Attention aux faux bons amis
Voici quelques pièges auxquels il faut faire attention pour conserver ses performances et éviter les accidents :
- S’acclimater ne signifie pas perdre moins d’eau, au contraire ! Quand le corps « s’acclimate », il apprend à mieux réguler sa température centrale. Pour y parvenir, le corps sue en plus grande quantité. Ainsi, la personne tolère mieux la chaleur, mais elle perd aussi plus d’eau. Sa sueur est cependant moins salée car elle perd moins de sel. Les personnes acclimatées doivent donc faire particulièrement attention à leur hydratation.
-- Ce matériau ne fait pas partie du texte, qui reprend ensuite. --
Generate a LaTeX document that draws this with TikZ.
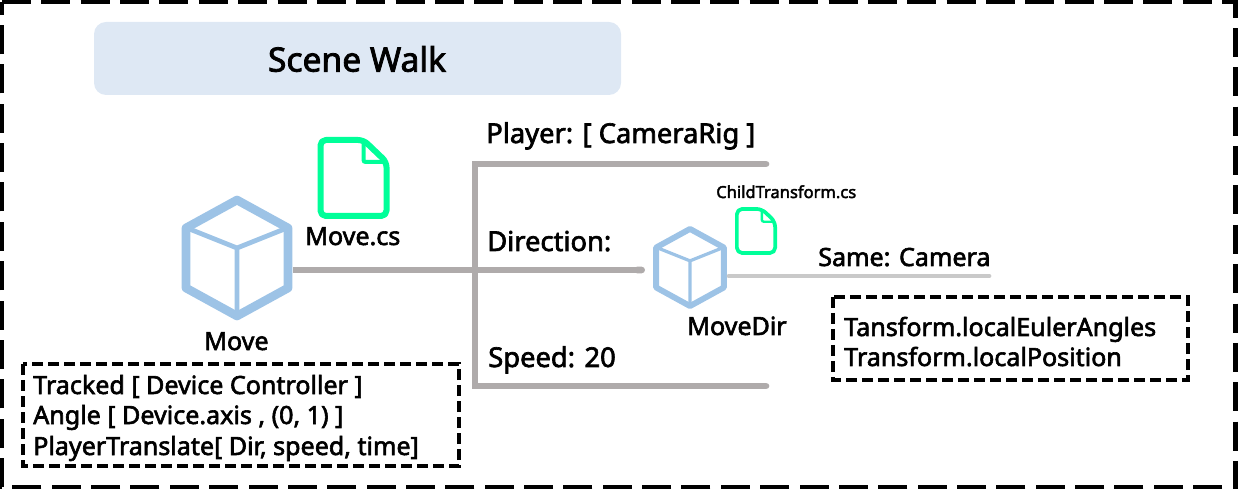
\documentclass[tikz,border=0pt]{standalone}
\usepackage{fontspec}
\setmainfont[AutoFakeBold=2.4]{Noto Sans}
\usetikzlibrary{arrows.meta}
\definecolor{cubeblue}{HTML}{9DC3E6}
\definecolor{filegreen}{HTML}{00FF99}
\definecolor{busgray}{HTML}{AFABAB}
\definecolor{samegray}{HTML}{C9C9C9}
\definecolor{titleblue}{HTML}{DEE8F4}
\tikzset{
  label/.style={inner sep=0pt,anchor=base west,font=\fontsize{18.8}{22}\selectfont\bfseries},
  buslabel/.style={label,font=\fontsize{20.5}{24}\selectfont\bfseries},
  notebox/.style={draw,line width=2.8pt,dash pattern=on 8pt off 4pt},
  bus/.style={busgray,line width=5pt},
  pics/cube/.style n args={3}{code={
    \draw[cubeblue,line width=#2,line join=round] (0,-58*#1)--(51*#1,-30*#1)--(51*#1,30*#1)--(0,58*#1)--(-51*#1,30*#1)--(-51*#1,-30*#1)--cycle;
    \draw[cubeblue,line width=#3] (-50*#1,-30*#1)--(0,-10*#1)--(50*#1,-30*#1) (0,-10*#1)--(0,56*#1);
  }},
  pics/csfile/.style n args={3}{code={
    \draw[filegreen,line width=#2,line join=round,rounded corners=4pt] (-33*#1,-38*#1)--(10*#1,-38*#1)--(33*#1,-16*#1)--(33*#1,38*#1)--(-33*#1,38*#1)--cycle;
    \draw[filegreen,line width=#3,rounded corners=1.5pt] (10*#1,-36*#1)--(10*#1,-16*#1)--(31*#1,-16*#1);
  }}
}
\begin{document}
\begin{tikzpicture}[x=0.75pt,y=-0.75pt]
\useasboundingbox (0,0) rectangle (1238,491);
\draw[line width=3.1pt,dash pattern=on 21.75pt off 7.77pt] (2,2) -- (1235.5,2) -- (1235.5,487) -- (2,487) -- cycle;

\fill[titleblue,rounded corners=9pt] (94,22) rectangle (621,95);
\node[inner sep=0pt,font=\fontsize{25.2}{30}\selectfont\bfseries] (title) at (357,59) {Scene Walk};

% bus
\coordinate (busTop) at (766,164);
\coordinate (busCorner) at (475,164);
\coordinate (busBottom) at (475,386);
\coordinate (busEnd) at (766,386);
\coordinate (moveOut) at (293,270);
\coordinate (busMid) at (645,270);
\draw[bus,line join=miter,line cap=round] (busTop) -- (busCorner) -- (busBottom) -- (busEnd);
\draw[bus,-{Round Cap[]}] (moveOut) -- (busMid);

\pic at (237,258) {cube={1}{6.5pt}{3.6pt}};
\pic at (353.5,178) {csfile={1}{4.5pt}{3pt}};
\node[label] (move) at (204,350) {Move};
\node[label] (movecs) at (305,245) {Move.cs};
\node[buslabel] (player) at (486,143) {Player: [ CameraRig ]};
\node[buslabel] (direction) at (487,251) {Direction:};
\node[buslabel] (speed) at (488,367) {Speed: 20};

\pic at (690,267.5) {cube={.665}{4.4pt}{2.4pt}};
\pic at (756,231) {csfile={.58}{2.8pt}{1.8pt}};
\coordinate (dirOut) at (729,276);
\coordinate (sameEnd) at (989,276);
\draw[samegray,line width=3.6pt,line cap=round] (dirOut) -- (sameEnd);
\node[label,font=\fontsize{12.4}{14}\selectfont\bfseries] (childcs) at (716,198) {ChildTransform.cs};
\node[label] (same) at (818,266) {Same: Camera};
\node[label] (movedir) at (687,335) {MoveDir};

\draw[notebox] (833,297) rectangle (1188,380);
\node[label] (euler) at (844,336) {Tansform.localEulerAngles};
\node[label] (position) at (844,366) {Transform.localPosition};

\draw[notebox] (23,364) rectangle (459,466);
\node[label] (tracked) at (33,394) {Tracked [ Device Controller ]};
\node[label] (angle) at (33,424) {Angle [ Device.axis , (0, 1) ]};
\node[label] (translate) at (33,455) {PlayerTranslate[ Dir, speed, time]};
\end{tikzpicture}
\end{document}
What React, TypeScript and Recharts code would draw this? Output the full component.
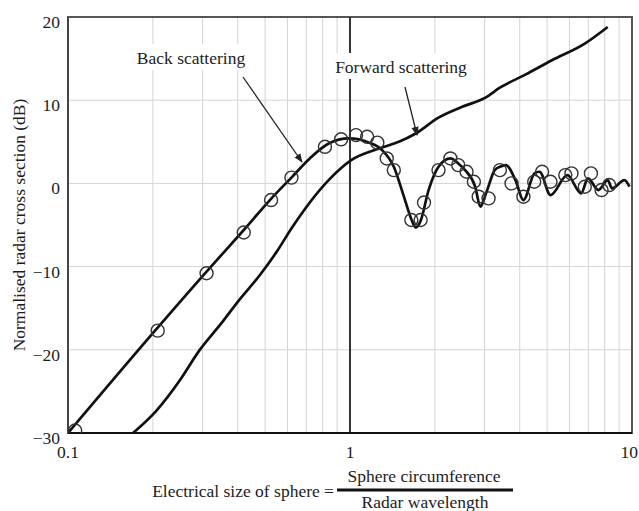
import React from "react";
import {
  ComposedChart,
  Line,
  Scatter,
  XAxis,
  YAxis,
  CartesianGrid,
  ReferenceLine,
  ReferenceArea,
} from "recharts";

// back scattering curve (electrical size, dB)
const backX = [0.1, 0.2, 0.31, 0.42, 0.52, 0.62, 0.72, 0.84, 0.99, 1.17, 1.3, 1.43, 1.55, 1.65, 1.71, 1.78, 1.9, 2.06, 2.27, 2.42, 2.56, 2.78, 2.9, 3.05, 3.26, 3.4, 3.57, 3.86, 4.12, 4.51, 4.7, 5.14, 5.9, 6.6, 6.98, 7.6, 8.2, 8.5, 9.4, 9.8];
const backY = [-30, -18, -10.6, -5.6, -2, 0.7, 3.0, 4.8, 5.4, 4.9, 4.0, 2.0, -1.5, -4.3, -5.3, -4.5, -0.8, 2.0, 3.0, 2.4, 1.6, -0.4, -2.8, -1.0, 1.6, 2.0, 2.2, 0.4, -2.0, 1.2, 1.4, -1.4, 1.0, -1.2, 0.6, -0.8, 0.4, -0.6, 0.4, -0.4];

// forward scattering curve
const fwdX = [0.17, 0.206, 0.25, 0.292, 0.35, 0.405, 0.477, 0.55, 0.623, 0.84, 1.01, 1.27, 1.49, 1.71, 2.06, 2.5, 3.02, 3.4, 4.2, 5.2, 6.8, 8.2];
const fwdY = [-30, -27.3, -23.6, -20.1, -16.8, -14.0, -11.1, -8.2, -5.3, 0.4, 2.8, 4.2, 5.0, 6.0, 7.9, 9.2, 10.3, 11.5, 13.1, 14.8, 16.8, 18.8];

// exact solution markers
const markX = [0.106, 0.208, 0.31, 0.42, 0.525, 0.62, 0.815, 0.93, 1.05, 1.15, 1.25, 1.35, 1.43, 1.65, 1.78, 1.83, 2.06, 2.27, 2.42, 2.59, 2.75, 2.86, 3.1, 3.4, 3.74, 4.12, 4.5, 4.8, 5.14, 5.8, 6.1, 6.8, 7.15, 7.8, 8.3];
const markY = [-29.7, -17.7, -10.8, -5.9, -2.0, 0.7, 4.4, 5.3, 5.8, 5.6, 4.9, 3.0, 1.6, -4.4, -4.4, -2.3, 1.6, 3.0, 2.2, 1.4, 0.2, -1.6, -1.8, 1.6, 0, -1.6, 0.2, 1.4, 0.2, 1.0, 1.2, -0.4, 1.2, -0.8, -0.2];

const xTicks = [0.1, 0.2, 0.3, 0.4, 0.5, 0.6, 0.7, 0.8, 0.9, 1, 2, 3, 4, 5, 6, 7, 8, 9, 10];
const xLabels = [0.1, 1, 10];
const yTicks = [-30, -20, -10, 0, 10, 20];

const backData = backX.map((x, i) => ({ x, y: backY[i] }));
const fwdData = fwdX.map((x, i) => ({ x, y: fwdY[i] }));
const markData = markX.map((x, i) => ({ x, y: markY[i] }));

const FONT = "'Liberation Serif', 'Times New Roman', serif";
const INK = "#1c1c1c";

const XTick = (props: any) => {
  const v = props.payload.value;
  if (!xLabels.includes(v)) return null;
  // last label sits against the window edge, keep it inside
  const last = v === 10;
  return (
    <text x={last ? props.x + 6 : props.x} y={props.y} dy={17} textAnchor={last ? "end" : "middle"} fontFamily={FONT} fontSize={17.5} fill={INK}>
      {String(v)}
    </text>
  );
};

const YTick = (props: any) => {
  const v = props.payload.value;
  return (
    <text x={props.x} y={props.y} dy={11} textAnchor="end" fontFamily={FONT} fontSize={17.5} fill={INK}>
      {v < 0 ? "\u2212" + Math.abs(v) : String(v)}
    </text>
  );
};

const Ring = (props: any) => (
  <circle cx={props.cx} cy={props.cy} r={6.5} fill="none" stroke="#333" strokeWidth={1.4} />
);

export default function App() {
  return (
    <div style={{ position: "absolute", left: 0, top: 0, width: 639, height: 511, background: "#fff" }}>
      <ComposedChart width={639} height={511} margin={{ top: 17, right: 7, bottom: 0, left: 0 }}>
        <CartesianGrid stroke="#d4d4d4" strokeWidth={1} />
        <XAxis
          dataKey="x"
          type="number"
          scale="log"
          domain={[0.1, 10]}
          ticks={xTicks}
          interval={0}
          allowDataOverflow
          height={78}
          tickLine={false}
          axisLine={{ stroke: "#111", strokeWidth: 2 }}
          tick={<XTick />}
        />
        <YAxis
          dataKey="y"
          type="number"
          domain={[-30, 20]}
          ticks={yTicks}
          interval={0}
          allowDataOverflow
          width={68}
          tickLine={false}
          axisLine={{ stroke: "#444", strokeWidth: 2 }}
          tick={<YTick />}
        />
        <ReferenceArea x1={0.1} x2={10} y1={-30} y2={20} fill="none" stroke="#555" strokeWidth={2} ifOverflow="visible" />
        <ReferenceLine x={1} stroke="#333" strokeWidth={2} />
        <Line data={fwdData} dataKey="y" type="monotone" stroke="#111" strokeWidth={2.7} dot={false} isAnimationActive={false} />
        <Line data={backData} dataKey="y" type="monotone" stroke="#111" strokeWidth={2.7} dot={false} isAnimationActive={false} />
        <Scatter data={markData} dataKey="y" shape={<Ring />} isAnimationActive={false} />
      </ComposedChart>
      <svg width={639} height={511} style={{ position: "absolute", left: 0, top: 0, pointerEvents: "none" }}>
        <defs>
          <marker id="arr" viewBox="0 0 10 10" refX="9" refY="5" markerWidth="7" markerHeight="7" orient="auto">
            <path d="M0,1 L10,5 L0,9 z" fill="#222" />
          </marker>
        </defs>
        <rect x={132} y={44} width={118} height={26} fill="#fff" />
        <text x={191} y={64} textAnchor="middle" fontFamily={FONT} fontSize={17.5} fill={INK}>Back scattering</text>
        <line x1={243} y1={77} x2={302} y2={162} stroke="#222" strokeWidth={1.3} markerEnd="url(#arr)" />
        <rect x={330} y={53} width={142} height={26} fill="#fff" />
        <text x={401} y={73} textAnchor="middle" fontFamily={FONT} fontSize={17.5} fill={INK}>Forward scattering</text>
        <line x1={405} y1={87} x2={417} y2={135} stroke="#222" strokeWidth={1.3} markerEnd="url(#arr)" />
        <text transform="translate(19,225) rotate(-90)" textAnchor="middle" dominantBaseline="central" fontFamily={FONT} fontSize={17.5} fill={INK}>
          Normalised radar cross section (dB)
        </text>
        <text x={334} y={497} textAnchor="end" fontFamily={FONT} fontSize={17.5} fill={INK}>Electrical size of sphere =</text>
        <text x={424} y={482} textAnchor="middle" fontFamily={FONT} fontSize={17.5} fill={INK}>Sphere circumference</text>
        <rect x={337} y={488.5} width={176} height={3} fill="#111" />
        <text x={425} y={508} textAnchor="middle" fontFamily={FONT} fontSize={17.5} fill={INK}>Radar wavelength</text>
      </svg>
    </div>
  );
}
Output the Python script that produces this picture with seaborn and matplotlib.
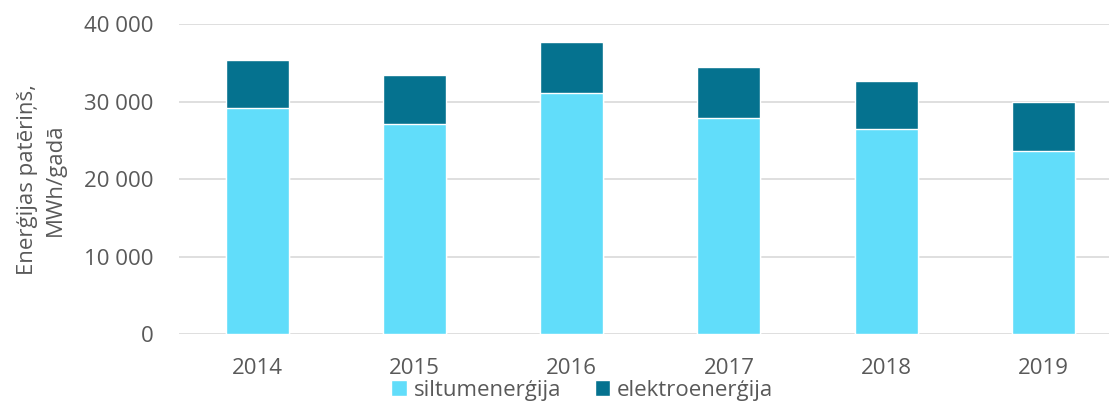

- Il faut faire la différence entre les boissons énergisantes (Monster, Redbull…) et les boissons énergétiques (Powered, Isostar…). Les boissons énergisantes ne sont pas conçues pour les fortes chaleurs. Elles sont trop concentrées en glucides ce qui provoque un ralentissement de la digestion. Ainsi, si une boisson idéale contient normalement 50 à 60g de glucides pour 1 litre, les boissons énergisantes en contiennent près de 150g par litre. De plus elles ne contiennent pas de sel. Elles peuvent donc être consommées de façon modérée pour un usage récréatif mais elles ne sont pas à mettre dans une gourde en prévision d’un effort physique.